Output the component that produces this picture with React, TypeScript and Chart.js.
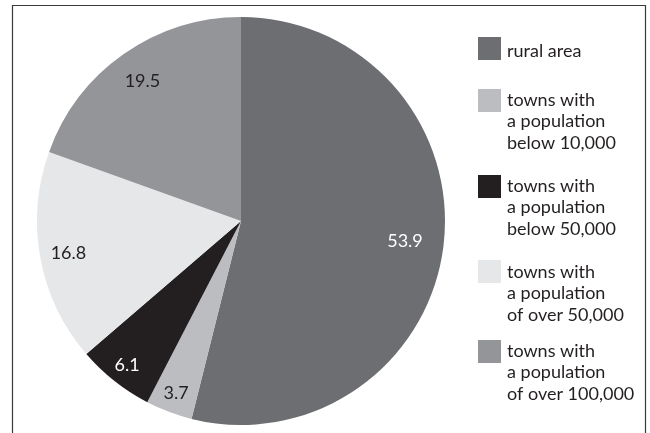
import React, { useEffect, useRef } from "react";
import { Chart, registerables } from "chart.js";

Chart.register(...registerables);

const categories: string[][] = [
  ["rural area"],
  ["towns with", "a population", "below 10,000"],
  ["towns with", "a population", "below 50,000"],
  ["towns with", "a population", "of over 50,000"],
  ["towns with", "a population", "of over 100,000"],
];
const shares: number[] = [53.9, 3.7, 6.1, 16.8, 19.5];
const valueLabels: string[] = ["53.9", "3.7", "6.1", "16.8", "19.5"];

const COLORS = ["#6d6e71", "#bcbdc0", "#231f20", "#e6e7e8", "#939598"];
const LABEL_COLORS = ["#ffffff", "#231f20", "#ffffff", "#231f20", "#231f20"];
const LABEL_RADIUS = [0.81, 0.9, 0.9, 0.86, 0.84];
const FONT = "18px Lato, 'Open Sans', sans-serif";
const LEGEND_BOX_X = 478;
const LEGEND_BOX = 23;
const LEGEND_TEXT_X = 507;
const LEGEND_TOPS = [37, 89, 175, 260, 340];
const LEGEND_FIRST_BASELINE = [20, 17, 17, 18, 17];
const LINE_H = 21.3;

const sliceLabels = {
  id: "sliceLabels",
  afterDatasetsDraw(chart: any) {
    const ctx = chart.ctx;
    const meta = chart.getDatasetMeta(0);
    ctx.save();
    ctx.font = FONT;
    ctx.textAlign = "center";
    ctx.textBaseline = "middle";
    meta.data.forEach((arc: any, i: number) => {
      const { x, y, startAngle, endAngle, outerRadius } = arc.getProps(
        ["x", "y", "startAngle", "endAngle", "outerRadius"],
        true
      );
      const mid = (startAngle + endAngle) / 2;
      const r = outerRadius * LABEL_RADIUS[i];
      ctx.fillStyle = LABEL_COLORS[i];
      ctx.fillText(valueLabels[i], x + Math.cos(mid) * r, y + Math.sin(mid) * r);
    });
    ctx.restore();
  },
};

const sideLegend = {
  id: "sideLegend",
  afterDraw(chart: any) {
    const ctx = chart.ctx;
    const ds = chart.data.datasets[0];
    ctx.save();
    ctx.font = FONT;
    ctx.textAlign = "left";
    ctx.textBaseline = "alphabetic";
    (chart.data.labels as string[][]).forEach((lines, i) => {
      const top = LEGEND_TOPS[i];
      ctx.fillStyle = ds.backgroundColor[i];
      ctx.fillRect(LEGEND_BOX_X, top, LEGEND_BOX, LEGEND_BOX);
      ctx.fillStyle = "#231f20";
      lines.forEach((line, j) => {
        ctx.fillText(line, LEGEND_TEXT_X, top + LEGEND_FIRST_BASELINE[i] + j * LINE_H);
      });
    });
    // frame (left, top, right)
    ctx.strokeStyle = "#3a3a3a";
    ctx.lineWidth = 1.2;
    ctx.beginPath();
    ctx.moveTo(12.5, 433);
    ctx.lineTo(12.5, 5.5);
    ctx.lineTo(645.5, 5.5);
    ctx.lineTo(645.5, 433);
    ctx.stroke();
    ctx.restore();
  },
};

export default function App() {
  const ref = useRef<HTMLCanvasElement | null>(null);
  useEffect(() => {
    if (!ref.current) return;
    const chart = new Chart(ref.current, {
      type: "pie",
      data: {
        labels: categories as any,
        datasets: [
          {
            data: shares,
            backgroundColor: COLORS,
            borderWidth: 0,
          },
        ],
      },
      options: {
        animation: false,
        responsive: false,
        devicePixelRatio: 1,
        layout: { padding: { left: 37, top: 17, right: 205, bottom: 8 } },
        plugins: {
          legend: { display: false },
          tooltip: { enabled: false },
        },
      },
      plugins: [sliceLabels, sideLegend],
    });
    return () => chart.destroy();
  }, []);
  return (
    <div style={{ position: "fixed", left: 0, top: 0, width: 650, height: 433, background: "#fff" }}>
      <canvas ref={ref} width={650} height={433} style={{ width: 650, height: 433 }} />
    </div>
  );
}
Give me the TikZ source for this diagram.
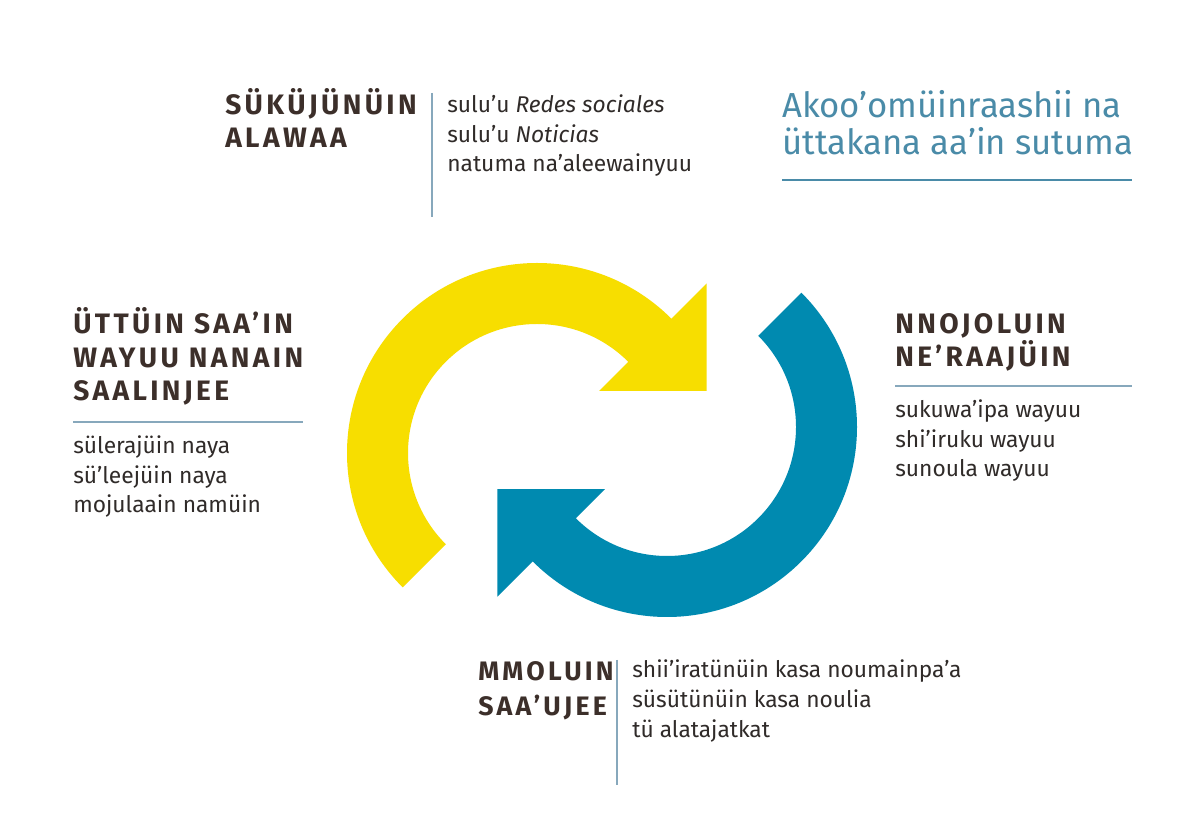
\documentclass[tikz,border=0pt]{standalone}
\usepackage{fontspec}
\setmainfont{Fira Sans}
\newfontfamily\headfont{Fira Sans}[LetterSpace=12]
\usetikzlibrary{positioning}

\definecolor{ink}{RGB}{60,47,42}
\definecolor{bodyink}{RGB}{48,43,41}
\definecolor{sunyellow}{RGB}{247,222,0}
\definecolor{seablue}{RGB}{0,138,176}
\definecolor{titleblue}{RGB}{74,139,168}
\definecolor{rulegray}{RGB}{135,168,188}

\tikzset{
  head/.style={anchor=base west,inner sep=0,align=left,text=ink,font=\headfont\bfseries\fontsize{20}{24}\selectfont},
  body/.style={anchor=base west,inner sep=0,align=left,text=bodyink,font=\fontsize{16.2}{21}\selectfont},
  rule/.style={draw=rulegray,line width=0.9pt}
}

\begin{document}
\begin{tikzpicture}
\useasboundingbox[fill=white] (0,0) rectangle (30,20.525);

% the two arrows
\begin{scope}[shift={(13.425,9.2)}]
\fill[sunyellow] (225:4.75) arc[start angle=225,end angle=45,radius=4.75] -- (45:6) -- (20.14:4.519) -- (45:2.2) -- (45:3.225) arc[start angle=45,end angle=225,radius=3.225] -- cycle;
\end{scope}
\begin{scope}[shift={(16.675,9.85)},rotate=180]
\fill[seablue] (225:4.75) arc[start angle=225,end angle=45,radius=4.75] -- (45:6) -- (20.14:4.519) -- (45:2.2) -- (45:3.225) arc[start angle=45,end angle=225,radius=3.225] -- cycle;
\end{scope}

% title
\node[anchor=base west,inner sep=0,align=left,text=titleblue,font=\fontsize{24.7}{27}\selectfont] (title) at (19.55,16.65) {Akoo’omüinraashii na\\üttakana aa’in sutuma};
\coordinate (titleL) at (19.55,16.025);
\coordinate (titleR) at (28.3,16.025);
\draw[rule,draw=titleblue] (titleL) -- (titleR);

% top
\node[head] (alawaa) at (5.625,16.825) {SÜKÜJÜNÜIN\\ALAWAA};
\coordinate (topA) at (10.8,18.2);
\coordinate (topB) at (10.8,15.1);
\draw[rule] (topA) -- (topB);
\node[body] (alawaaTxt) at (11.175,16.225) {sulu’u \textit{Redes sociales}\\sulu’u \textit{Noticias}\\natuma na’aleewainyuu};

% left
\node[head] (saalinjee) at (1.825,10.5) {ÜTTÜIN SAA’IN\\WAYUU NANAIN\\SAALINJEE};
\coordinate (leftA) at (1.825,9.975);
\coordinate (leftB) at (7.575,9.975);
\draw[rule] (leftA) -- (leftB);
\node[body] (saalinjeeTxt) at (1.825,7.7) {sülerajüin naya\\sü’leejüin naya\\mojulaain namüin};

% right
\node[head] (raajuin) at (22.375,11.35) {NNOJOLUIN\\NE’RAAJÜIN};
\coordinate (rightA) at (22.375,10.875);
\coordinate (rightB) at (28.3,10.875);
\draw[rule] (rightA) -- (rightB);
\node[body] (raajuinTxt) at (22.375,8.6) {sukuwa’ipa wayuu\\shi’iruku wayuu\\sunoula wayuu};

% bottom
\node[head,font=\headfont\bfseries\fontsize{19}{24.5}\selectfont] (saaujee) at (11.95,2.65) {MMOLUIN\\SAA’UJEE};
\coordinate (botA) at (15.425,4.025);
\coordinate (botB) at (15.425,0.9);
\draw[rule] (botA) -- (botB);
\node[body] (saaujeeTxt) at (15.8,2.1) {shii’iratünüin kasa noumainpa’a\\süsütünüin kasa noulia\\tü alatajatkat};

\end{tikzpicture}
\end{document}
-=-=-
Task requirements: Copy the listing in full and without alteration, omitting every picture.

Complete answer:
Output the component that produces this picture with React, TypeScript and Chart.js.
import React, { useEffect, useRef } from "react";
import { Chart, registerables } from "chart.js";

Chart.register(...registerables);

const categories: string[][] = [
  ["rural area"],
  ["towns with", "a population", "below 10,000"],
  ["towns with", "a population", "below 50,000"],
  ["towns with", "a population", "of over 50,000"],
  ["towns with", "a population", "of over 100,000"],
];
const shares: number[] = [53.9, 3.7, 6.1, 16.8, 19.5];
const valueLabels: string[] = ["53.9", "3.7", "6.1", "16.8", "19.5"];

const COLORS = ["#6d6e71", "#bcbdc0", "#231f20", "#e6e7e8", "#939598"];
const LABEL_COLORS = ["#ffffff", "#231f20", "#ffffff", "#231f20", "#231f20"];
const LABEL_RADIUS = [0.81, 0.9, 0.9, 0.86, 0.84];
const FONT = "18px Lato, 'Open Sans', sans-serif";
const LEGEND_BOX_X = 478;
const LEGEND_BOX = 23;
const LEGEND_TEXT_X = 507;
const LEGEND_TOPS = [37, 89, 175, 260, 340];
const LEGEND_FIRST_BASELINE = [20, 17, 17, 18, 17];
const LINE_H = 21.3;

const sliceLabels = {
  id: "sliceLabels",
  afterDatasetsDraw(chart: any) {
    const ctx = chart.ctx;
    const meta = chart.getDatasetMeta(0);
    ctx.save();
    ctx.font = FONT;
    ctx.textAlign = "center";
    ctx.textBaseline = "middle";
    meta.data.forEach((arc: any, i: number) => {
      const { x, y, startAngle, endAngle, outerRadius } = arc.getProps(
        ["x", "y", "startAngle", "endAngle", "outerRadius"],
        true
      );
      const mid = (startAngle + endAngle) / 2;
      const r = outerRadius * LABEL_RADIUS[i];
      ctx.fillStyle = LABEL_COLORS[i];
      ctx.fillText(valueLabels[i], x + Math.cos(mid) * r, y + Math.sin(mid) * r);
    });
    ctx.restore();
  },
};

const sideLegend = {
  id: "sideLegend",
  afterDraw(chart: any) {
    const ctx = chart.ctx;
    const ds = chart.data.datasets[0];
    ctx.save();
    ctx.font = FONT;
    ctx.textAlign = "left";
    ctx.textBaseline = "alphabetic";
    (chart.data.labels as string[][]).forEach((lines, i) => {
      const top = LEGEND_TOPS[i];
      ctx.fillStyle = ds.backgroundColor[i];
      ctx.fillRect(LEGEND_BOX_X, top, LEGEND_BOX, LEGEND_BOX);
      ctx.fillStyle = "#231f20";
      lines.forEach((line, j) => {
        ctx.fillText(line, LEGEND_TEXT_X, top + LEGEND_FIRST_BASELINE[i] + j * LINE_H);
      });
    });
    // frame (left, top, right)
    ctx.strokeStyle = "#3a3a3a";
    ctx.lineWidth = 1.2;
    ctx.beginPath();
    ctx.moveTo(12.5, 433);
    ctx.lineTo(12.5, 5.5);
    ctx.lineTo(645.5, 5.5);
    ctx.lineTo(645.5, 433);
    ctx.stroke();
    ctx.restore();
  },
};

export default function App() {
  const ref = useRef<HTMLCanvasElement | null>(null);
  useEffect(() => {
    if (!ref.current) return;
    const chart = new Chart(ref.current, {
      type: "pie",
      data: {
        labels: categories as any,
        datasets: [
          {
            data: shares,
            backgroundColor: COLORS,
            borderWidth: 0,
          },
        ],
      },
      options: {
        animation: false,
        responsive: false,
        devicePixelRatio: 1,
        layout: { padding: { left: 37, top: 17, right: 205, bottom: 8 } },
        plugins: {
          legend: { display: false },
          tooltip: { enabled: false },
        },
      },
      plugins: [sliceLabels, sideLegend],
    });
    return () => chart.destroy();
  }, []);
  return (
    <div style={{ position: "fixed", left: 0, top: 0, width: 650, height: 433, background: "#fff" }}>
      <canvas ref={ref} width={650} height={433} style={{ width: 650, height: 433 }} />
    </div>
  );
}
Give me the TikZ source for this diagram.
\documentclass[tikz,border=0pt]{standalone}
\usepackage{fontspec}
\setmainfont{Fira Sans}
\newfontfamily\headfont{Fira Sans}[LetterSpace=12]
\usetikzlibrary{positioning}

\definecolor{ink}{RGB}{60,47,42}
\definecolor{bodyink}{RGB}{48,43,41}
\definecolor{sunyellow}{RGB}{247,222,0}
\definecolor{seablue}{RGB}{0,138,176}
\definecolor{titleblue}{RGB}{74,139,168}
\definecolor{rulegray}{RGB}{135,168,188}

\tikzset{
  head/.style={anchor=base west,inner sep=0,align=left,text=ink,font=\headfont\bfseries\fontsize{20}{24}\selectfont},
  body/.style={anchor=base west,inner sep=0,align=left,text=bodyink,font=\fontsize{16.2}{21}\selectfont},
  rule/.style={draw=rulegray,line width=0.9pt}
}

\begin{document}
\begin{tikzpicture}
\useasboundingbox[fill=white] (0,0) rectangle (30,20.525);

% the two arrows
\begin{scope}[shift={(13.425,9.2)}]
\fill[sunyellow] (225:4.75) arc[start angle=225,end angle=45,radius=4.75] -- (45:6) -- (20.14:4.519) -- (45:2.2) -- (45:3.225) arc[start angle=45,end angle=225,radius=3.225] -- cycle;
\end{scope}
\begin{scope}[shift={(16.675,9.85)},rotate=180]
\fill[seablue] (225:4.75) arc[start angle=225,end angle=45,radius=4.75] -- (45:6) -- (20.14:4.519) -- (45:2.2) -- (45:3.225) arc[start angle=45,end angle=225,radius=3.225] -- cycle;
\end{scope}

% title
\node[anchor=base west,inner sep=0,align=left,text=titleblue,font=\fontsize{24.7}{27}\selectfont] (title) at (19.55,16.65) {Akoo’omüinraashii na\\üttakana aa’in sutuma};
\coordinate (titleL) at (19.55,16.025);
\coordinate (titleR) at (28.3,16.025);
\draw[rule,draw=titleblue] (titleL) -- (titleR);

% top
\node[head] (alawaa) at (5.625,16.825) {SÜKÜJÜNÜIN\\ALAWAA};
\coordinate (topA) at (10.8,18.2);
\coordinate (topB) at (10.8,15.1);
\draw[rule] (topA) -- (topB);
\node[body] (alawaaTxt) at (11.175,16.225) {sulu’u \textit{Redes sociales}\\sulu’u \textit{Noticias}\\natuma na’aleewainyuu};

% left
\node[head] (saalinjee) at (1.825,10.5) {ÜTTÜIN SAA’IN\\WAYUU NANAIN\\SAALINJEE};
\coordinate (leftA) at (1.825,9.975);
\coordinate (leftB) at (7.575,9.975);
\draw[rule] (leftA) -- (leftB);
\node[body] (saalinjeeTxt) at (1.825,7.7) {sülerajüin naya\\sü’leejüin naya\\mojulaain namüin};

% right
\node[head] (raajuin) at (22.375,11.35) {NNOJOLUIN\\NE’RAAJÜIN};
\coordinate (rightA) at (22.375,10.875);
\coordinate (rightB) at (28.3,10.875);
\draw[rule] (rightA) -- (rightB);
\node[body] (raajuinTxt) at (22.375,8.6) {sukuwa’ipa wayuu\\shi’iruku wayuu\\sunoula wayuu};

% bottom
\node[head,font=\headfont\bfseries\fontsize{19}{24.5}\selectfont] (saaujee) at (11.95,2.65) {MMOLUIN\\SAA’UJEE};
\coordinate (botA) at (15.425,4.025);
\coordinate (botB) at (15.425,0.9);
\draw[rule] (botA) -- (botB);
\node[body] (saaujeeTxt) at (15.8,2.1) {shii’iratünüin kasa noumainpa’a\\süsütünüin kasa noulia\\tü alatajatkat};

\end{tikzpicture}
\end{document}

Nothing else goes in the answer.